- Raw data
--- Begin ---

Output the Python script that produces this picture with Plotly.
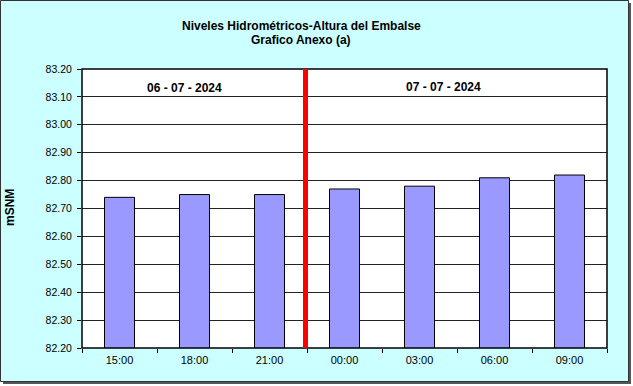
import plotly.graph_objects as go

categories = ["15:00", "18:00", "21:00", "00:00", "03:00", "06:00", "09:00"]
values = [82.74, 82.75, 82.75, 82.77, 82.78, 82.81, 82.82]
y_ticks = [82.2 + 0.1 * i for i in range(11)]
date_labels = ["06 - 07 - 2024", "07 - 07 - 2024"]

W, H = 633, 386
L, R, T, B = 82, 607, 69, 348

def px(x):
    return (x - L) / (R - L)

def py(y):
    return (B - y) / (B - T)

fig = go.Figure()
fig.add_trace(go.Bar(
    x=categories, y=values, width=0.4,
    marker=dict(color="#9999ff", line=dict(color="black", width=1)),
    hoverinfo="x+y",
))

shapes = [
    # shadow
    dict(type="rect", xref="paper", yref="paper", layer="below",
         x0=px(3), x1=px(631), y0=py(384), y1=py(3),
         fillcolor="#555555", line=dict(width=0)),
    # panel
    dict(type="rect", xref="paper", yref="paper", layer="below",
         x0=px(0.5), x1=px(628.5), y0=py(381.5), y1=py(0.5),
         fillcolor="#ccffff", line=dict(color="#333333", width=1)),
    # plot area
    dict(type="rect", xref="paper", yref="paper", layer="below",
         x0=0, x1=1, y0=0, y1=1, fillcolor="white", line=dict(width=0)),
    dict(type="rect", xref="paper", yref="paper", layer="above",
         x0=0, x1=1, y0=0, y1=1, line=dict(color="black", width=1.5)),
    # red divider
    dict(type="line", xref="x", yref="paper", layer="above",
         x0=2.48, x1=2.48, y0=0, y1=1, line=dict(color="#ff0000", width=5)),
]

annotations = [
    dict(text="<b>Niveles Hidrométricos-Altura del Embalse</b>", xref="paper", yref="paper",
         x=px(301), y=py(26), showarrow=False, xanchor="center", yanchor="middle",
         font=dict(size=12, color="black")),
    dict(text="<b>Grafico Anexo (a)</b>", xref="paper", yref="paper",
         x=px(301), y=py(40), showarrow=False, xanchor="center", yanchor="middle",
         font=dict(size=12, color="black")),
    dict(text="<b>" + date_labels[0] + "</b>", xref="paper", yref="paper",
         x=px(184), y=py(88), showarrow=False, xanchor="center", yanchor="middle",
         font=dict(size=12, color="black")),
    dict(text="<b>" + date_labels[1] + "</b>", xref="paper", yref="paper",
         x=px(443), y=py(87), showarrow=False, xanchor="center", yanchor="middle",
         font=dict(size=12, color="black")),
    dict(text="<b>mSNM</b>", xref="paper", yref="paper", textangle=-90,
         x=px(10), y=py(208), showarrow=False, xanchor="center", yanchor="middle",
         font=dict(size=12, color="black")),
]

fig.update_layout(
    width=W, height=H,
    margin=dict(l=L, r=W - R, t=T, b=H - B),
    paper_bgcolor="white", plot_bgcolor="rgba(0,0,0,0)",
    font=dict(family="Liberation Sans, Arial, sans-serif", size=11, color="black"),
    showlegend=False,
    shapes=shapes, annotations=annotations,
    xaxis=dict(type="category", tickson="boundaries", ticks="outside", ticklen=4,
               tickcolor="black", showgrid=False, showline=False, tickfont=dict(size=11),
               range=[-0.5, 6.5], ticklabelstandoff=4),
    yaxis=dict(range=[82.2, 83.2], tickvals=y_ticks,
               ticktext=["%.2f" % v for v in y_ticks], ticks="outside", ticklen=4,
               tickcolor="black", showgrid=True, gridcolor="#222222", gridwidth=1,
               showline=False, zeroline=False, tickfont=dict(size=10.5),
               ticklabelstandoff=3),
    bargap=0.6,
)

fig.write_html("out.html", config={"displayModeBar": False})

# remove the default page margin so the figure sits at the window origin
with open("out.html", "r", encoding="utf-8") as f:
    html = f.read()
html = html.replace("<head>", "<head><style>html,body{margin:0;padding:0;overflow:hidden;}</style>", 1)
with open("out.html", "w", encoding="utf-8") as f:
    f.write(html)
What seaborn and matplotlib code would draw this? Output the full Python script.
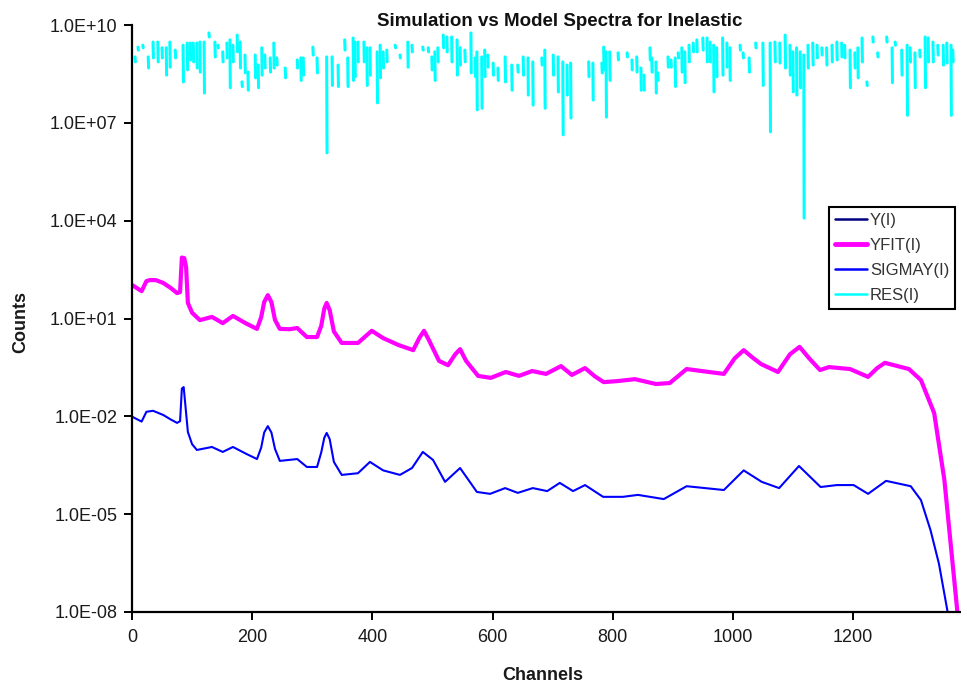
import numpy as np
import pandas as pd
import matplotlib
matplotlib.use("Agg")
import matplotlib.pyplot as plt
from matplotlib.lines import Line2D
from matplotlib.ticker import FixedLocator, NullLocator
import seaborn as sns

# ---------------- data ----------------
yfit_ch = [0, 16, 24, 30, 40, 52, 65, 75, 80, 83, 87, 90, 93, 100, 113, 133, 151, 168, 190, 208,
           215, 220, 226, 232, 238, 246, 262, 275, 291, 308, 315, 320, 324, 329, 336, 349, 376, 399,
           418, 443, 468, 478, 486, 494, 511, 526, 538, 546, 556, 576, 597, 622, 644, 666, 689, 714,
           732, 754, 770, 785, 807, 837, 872, 895, 923, 948, 985, 1003, 1018, 1032, 1047, 1075, 1095,
           1111, 1127, 1145, 1160, 1195, 1225, 1240, 1253, 1293, 1313, 1335, 1352, 1363, 1374]
yfit_val = [107, 69, 140, 151, 150, 123, 85, 60, 65, 740, 708, 380, 30, 15, 8.9, 11.2, 7.2, 12.0, 7.0, 4.8,
            11, 32, 52, 32, 9, 4.8, 4.7, 5.1, 2.7, 2.7, 6, 20, 30, 18, 4, 1.78, 1.78, 4.2,
            2.5, 1.55, 1.07, 2.5, 4.2, 2.2, 0.50, 0.37, 0.8, 1.15, 0.5, 0.174, 0.151, 0.229, 0.174, 0.245, 0.20, 0.347,
            0.186, 0.302, 0.17, 0.112, 0.120, 0.138, 0.098, 0.105, 0.282, 0.245, 0.20, 0.6, 1.07, 0.65, 0.40, 0.229, 0.8,
            1.35, 0.6, 0.263, 0.324, 0.282, 0.162, 0.3, 0.437, 0.282, 0.129, 0.0126, 1.12e-4, 9.8e-7, 8.7e-9]

# Y(I) lies underneath YFIT(I)
y_ch = yfit_ch
y_val = yfit_val

sigmay_ch = [0, 16, 24, 35, 52, 65, 75, 80, 83, 86, 88, 93, 100, 108, 133, 151, 168, 190, 208, 215,
             220, 226, 232, 238, 246, 275, 291, 308, 315, 320, 324, 329, 336, 349, 376, 396, 418, 446,
             466, 484, 501, 521, 546, 574, 596, 621, 642, 667, 691, 712, 734, 754, 784, 817, 842, 885,
             923, 985, 1018, 1048, 1077, 1110, 1146, 1173, 1201, 1225, 1255, 1296, 1313, 1329, 1343, 1358]
sigmay_val = [9.8e-3, 6.9e-3, 1.38e-2, 1.48e-2, 1.10e-2, 7.9e-3, 6.3e-3, 7.1e-3, 7.1e-2, 7.9e-2, 3.2e-2, 3.3e-3,
              1.4e-3, 9.3e-4, 1.15e-3, 8.1e-4, 1.15e-3, 7.1e-4, 4.9e-4, 1.1e-3,
              3.2e-3, 5.0e-3, 3.2e-3, 1.0e-3, 4.3e-4, 4.9e-4, 2.8e-4, 2.8e-4, 7.9e-4, 2.2e-3, 3.1e-3, 2.0e-3,
              4.0e-4, 1.6e-4, 1.8e-4, 4.0e-4, 2.2e-4, 1.6e-4,
              2.6e-4, 8.1e-4, 4.6e-4, 9.8e-5, 2.6e-4, 4.8e-5, 4.2e-5, 6.3e-5, 4.5e-5, 6.3e-5, 5.1e-5, 9.1e-5,
              5.1e-5, 7.8e-5, 3.4e-5, 3.4e-5, 3.9e-5, 2.9e-5,
              7.2e-5, 5.5e-5, 2.2e-4, 9.8e-5, 6.3e-5, 3.0e-4, 6.8e-5, 7.8e-5, 7.8e-5, 4.2e-5, 1.05e-4, 7.2e-5,
              2.7e-5, 3.2e-6, 3.0e-7, 8.7e-9]

# RES(I): positive residual excursions (negative ones are not drawable on a log axis)
res_ch = [5, 10, 18, 27, 35, 43, 50, 57, 63, 72, 85, 92, 97, 102, 108, 113, 120, 128, 138, 143, 151, 158,
          163, 168, 175, 180, 183, 188, 193, 205, 210, 216, 221, 230, 236, 241, 255, 275, 281, 285, 301, 308,
          324, 333, 343,
          354, 359, 368, 371, 376, 386, 391, 396, 408, 413, 418, 424, 438, 446, 459, 466, 484, 493, 499, 504,
          509, 518, 524, 532, 541, 546, 554, 564, 571, 574, 582, 587, 592, 601, 609, 621, 632, 642, 651, 659,
          667, 682, 687,
          701, 709, 717, 724, 730, 760, 767, 782, 785, 789, 795, 809, 824, 832, 840, 847, 852, 862, 865, 872,
          875, 892, 897, 904, 909, 915, 920, 927, 934, 940, 950, 957, 962, 968, 973, 983, 990, 995, 1012, 1017,
          1027, 1038,
          1050, 1062, 1070, 1078, 1087, 1095, 1100, 1106, 1112, 1118, 1125, 1133, 1140, 1148, 1156, 1165, 1173,
          1181, 1186, 1195, 1203, 1208, 1215, 1223, 1233, 1241, 1256, 1265, 1270, 1281, 1290, 1295, 1303, 1311,
          1320, 1325, 1333, 1341, 1350, 1356, 1363, 1366]
res_hi = [1.05e9, 2.1e9, 2.4e9, 1.05e9, 3.0e9, 3.0e9, 2.0e9, 2.0e9, 3.0e9, 1.7e9, 2.4e9, 2.8e9, 2.8e9, 2.8e9,
          2.8e9, 3.0e9, 3.0e9, 5.7e9, 3.0e9, 2.4e9, 1.5e9, 2.8e9, 3.5e9, 2.4e9, 4.9e9, 3.0e9, 1.8e8, 1.2e9,
          3.6e8, 1.2e9, 5.9e8, 2.0e9, 1.2e9, 9.8e8, 2.8e9, 9.8e8, 4.8e8, 8.5e8, 9.8e8, 9.8e8, 2.1e9, 9.8e8,
          1.05e9, 1.05e9, 5.9e8,
          3.5e9, 9.8e8, 4.0e9, 3.0e9, 3.0e9, 3.0e9, 2.0e9, 2.0e9, 1.5e9, 2.4e9, 1.5e9, 1.7e9, 2.4e9, 1.2e9,
          3.0e9, 2.4e9, 2.1e9, 2.0e9, 1.05e9, 1.5e9, 2.0e9, 4.9e9, 4.3e9, 4.3e9, 3.5e9, 2.0e9, 1.7e9, 5.7e9,
          9.8e8, 1.5e9, 1.05e9, 1.7e9, 1.2e9, 6.8e8, 4.8e8, 1.05e9, 5.9e8, 5.9e8, 1.05e9, 9.8e8, 7.4e8,
          9.8e8, 1.7e9,
          1.2e9, 1.05e9, 7.4e8, 5.9e8, 6.8e8, 7.4e8, 6.8e8, 6.8e8, 2.1e9, 1.5e9, 1.5e9, 1.4e9, 1.4e9, 8.5e8,
          1.05e9, 4.8e8, 2.9e8, 2.0e9, 9.8e8, 7.4e8, 3.4e8, 1.05e9, 8.5e8, 9.8e8, 1.4e9, 2.0e9, 1.5e9, 2.4e9,
          2.8e9, 3.5e9, 4.0e9, 4.0e9, 3.0e9, 2.4e9, 2.0e9, 4.0e9, 2.8e9, 2.0e9, 2.4e9, 1.4e9, 9.8e8, 2.8e9,
          2.8e9, 2.8e9, 3.0e9, 2.8e9, 4.9e9, 2.4e9, 1.5e9, 2.0e9, 1.5e9, 1.2e9, 2.4e9, 2.8e9, 2.4e9, 2.0e9,
          2.0e9, 2.4e9, 3.0e9, 2.8e9, 2.4e9, 1.7e9, 1.4e9, 2.0e9, 4.0e9, 1.8e8, 4.3e9, 1.4e9, 4.3e9, 2.0e9,
          3.0e9, 1.7e9, 2.4e9, 2.0e9, 1.4e9, 1.7e9, 4.3e9, 4.0e9, 3.0e9, 2.4e9, 2.4e9, 2.8e9, 2.4e9, 1.7e9]
res_lo = [7.4e8, 1.7e9, 2.0e9, 4.8e8, 9.8e8, 7.4e8, 9.8e8, 2.9e8, 5.1e8, 9.8e8, 1.8e8, 4.2e8, 8.5e8, 7.4e8,
          4.8e8, 3.6e8, 8.2e7, 4.3e9, 1.05e9, 2.0e9, 7.4e8, 9.8e8, 1.2e8, 7.4e8, 1.5e9, 4.8e8, 1.3e8, 3.4e8,
          1.0e8, 2.4e8, 1.2e8, 2.9e8, 4.8e8, 3.6e8, 4.8e8, 5.9e8, 2.4e8, 4.8e8, 2.0e8, 2.9e8, 1.2e9, 3.4e8,
          1.2e6, 1.4e8, 1.3e8,
          1.7e9, 1.3e8, 2.0e8, 2.6e8, 7.4e8, 7.4e8, 1.4e8, 2.9e8, 4.1e7, 2.4e8, 4.8e8, 7.4e8, 2.0e9, 9.8e8,
          5.1e8, 1.5e9, 1.7e9, 1.5e9, 4.2e8, 2.0e8, 7.4e8, 2.0e9, 1.5e9, 7.4e8, 2.9e8, 5.9e8, 7.4e8, 3.4e8,
          2.6e8, 2.5e7, 2.8e7, 2.6e8, 5.1e8, 2.9e8, 2.0e8, 1.8e8, 1.0e8, 3.6e8, 2.9e8, 7.1e7, 3.5e7,
          5.9e8, 2.8e7,
          2.9e8, 8.9e7, 4.3e6, 7.1e7, 1.4e7, 2.6e8, 5.0e7, 3.4e8, 4.2e8, 1.5e7, 2.0e8, 8.5e8, 1.05e9, 4.2e8,
          3.6e8, 1.0e8, 1.0e8, 8.5e8, 3.6e8, 8.2e7, 2.0e8, 5.1e8, 5.1e8, 1.3e8, 9.8e8, 3.6e8, 1.7e8, 7.4e8,
          1.5e9, 1.5e9, 1.7e9, 7.4e8, 7.4e8, 8.9e7, 2.6e8, 2.9e8, 5.1e8, 2.0e8, 1.7e9, 9.8e8, 3.6e8, 2.0e9,
          1.4e8, 5.3e6, 7.4e8, 6.8e8, 4.8e8, 2.9e8, 8.9e7, 7.1e7, 1.2e8, 1.2e4, 4.8e8, 5.9e8, 9.8e8, 1.2e9,
          5.9e8, 7.4e8, 8.5e8, 1.05e9, 9.8e8, 1.2e8, 4.8e8, 2.4e8, 7.4e8, 1.4e8, 3.0e9, 1.05e9, 3.0e9, 1.7e8,
          2.4e9, 2.9e8, 1.7e7, 7.4e8, 1.2e8, 1.05e9, 1.2e8, 7.4e8, 7.4e8, 1.2e9, 5.9e8, 6.8e8, 1.7e7, 7.4e8]

ytick_vals = [1e-8, 1e-5, 1e-2, 1e1, 1e4, 1e7, 1e10]
ytick_labels = ["1.0E-08", "1.0E-05", "1.0E-02", "1.0E+01", "1.0E+04", "1.0E+07", "1.0E+10"]
xtick_vals = [0, 200, 400, 600, 800, 1000, 1200]

# ---------------- style ----------------
sns.set_theme(style="white")
plt.rcParams["font.family"] = ["Liberation Sans", "DejaVu Sans"]

fig = plt.figure(figsize=(9.61, 6.87), dpi=100)
ax = fig.add_axes([132 / 961, 1 - 612 / 687, (960 - 132) / 961, (612 - 25) / 687])

df_y = pd.DataFrame({"ch": y_ch, "val": y_val})
df_fit = pd.DataFrame({"ch": yfit_ch, "val": yfit_val})
df_sig = pd.DataFrame({"ch": sigmay_ch, "val": sigmay_val})

rows = []
for i, (c, hi, lo) in enumerate(zip(res_ch, res_hi, res_lo)):
    rows.append({"ch": c, "val": hi, "stroke": i})
    rows.append({"ch": c + 0.6, "val": lo, "stroke": i})
df_res = pd.DataFrame(rows)

line_kw = dict(solid_joinstyle="round", solid_capstyle="round")
sns.lineplot(data=df_res, x="ch", y="val", units="stroke", estimator=None,
             color="#00FFFF", lw=2.2, ax=ax, legend=False)
sns.lineplot(data=df_y, x="ch", y="val", color="#000080", lw=1.5, ax=ax,
             estimator=None, legend=False, **line_kw)
sns.lineplot(data=df_fit, x="ch", y="val", color="#FF00FF", lw=3.0, ax=ax,
             estimator=None, legend=False, **line_kw)
sns.lineplot(data=df_sig, x="ch", y="val", color="#0000FF", lw=1.5, ax=ax,
             estimator=None, legend=False, **line_kw)

ax.set_yscale("log")
ax.set_ylim(1e-8, 1e10)
ax.set_xlim(0, 1378)
ax.yaxis.set_major_locator(FixedLocator(ytick_vals))
ax.yaxis.set_minor_locator(NullLocator())
ax.set_yticklabels(ytick_labels)
ax.set_xticks(xtick_vals)
ax.set_xticklabels([str(v) for v in xtick_vals])

for s in ["top", "right"]:
    ax.spines[s].set_visible(False)
for s in ["left", "bottom"]:
    ax.spines[s].set_color("black")
    ax.spines[s].set_linewidth(1.6)

ax.tick_params(axis="both", which="major", direction="out", length=5.5, width=1.4,
               color="black", labelsize=13, labelcolor="#1a1a1a", left=True, bottom=True)
ax.tick_params(axis="y", pad=5)
ax.tick_params(axis="x", pad=7)

ax.set_xlabel("Channels", fontsize=13, fontweight="bold", color="#1a1a1a")
ax.set_ylabel("Counts", fontsize=13, fontweight="bold", color="#1a1a1a")
ax.xaxis.set_label_coords((543 - 132) / 828, (612 - 667) / 587)
ax.yaxis.set_label_coords((29 - 132) / 828, (612 - 322) / 587)

fig.text(560 / 961, 1 - 21 / 687, "Simulation vs Model Spectra for Inelastic",
         ha="center", va="center", fontsize=13.5, fontweight="bold", color="#111111")

handles = [Line2D([], [], color="#000080", lw=1.8),
           Line2D([], [], color="#FF00FF", lw=3.5),
           Line2D([], [], color="#0000FF", lw=1.8),
           Line2D([], [], color="#00FFFF", lw=1.8)]
labels = ["Y(I)", "YFIT(I)", "SIGMAY(I)", "RES(I)"]
leg = fig.legend(handles, labels, loc="upper left",
                 bbox_to_anchor=(829 / 961, 1 - 207 / 687), bbox_transform=fig.transFigure,
                 fontsize=12, frameon=True, fancybox=False, shadow=False,
                 handlelength=1.9, handletextpad=0.2, labelspacing=0.6,
                 borderpad=0.35, borderaxespad=0.0)
leg.get_frame().set_edgecolor("black")
leg.get_frame().set_linewidth(1.5)
leg.get_frame().set_facecolor("white")
leg.get_frame().set_alpha(1.0)
for t in leg.get_texts():
    t.set_color("#333333")

fig.savefig("out.png", dpi=100)
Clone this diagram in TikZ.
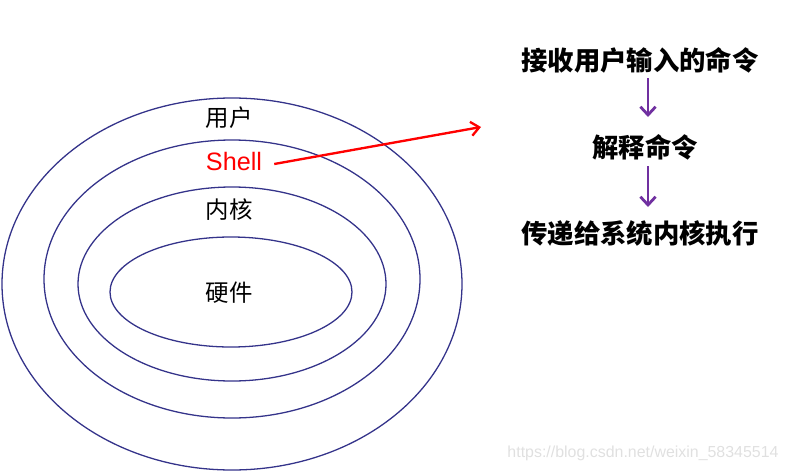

--- End ---

- Task statement
Repeat the listing above up to and including the line with "return (x - L) / (R - L)", starting from its first line. Drop any pictures.

- Written answer
Output the Python script that produces this picture with Plotly.
import plotly.graph_objects as go

categories = ["15:00", "18:00", "21:00", "00:00", "03:00", "06:00", "09:00"]
values = [82.74, 82.75, 82.75, 82.77, 82.78, 82.81, 82.82]
y_ticks = [82.2 + 0.1 * i for i in range(11)]
date_labels = ["06 - 07 - 2024", "07 - 07 - 2024"]

W, H = 633, 386
L, R, T, B = 82, 607, 69, 348

def px(x):
    return (x - L) / (R - L)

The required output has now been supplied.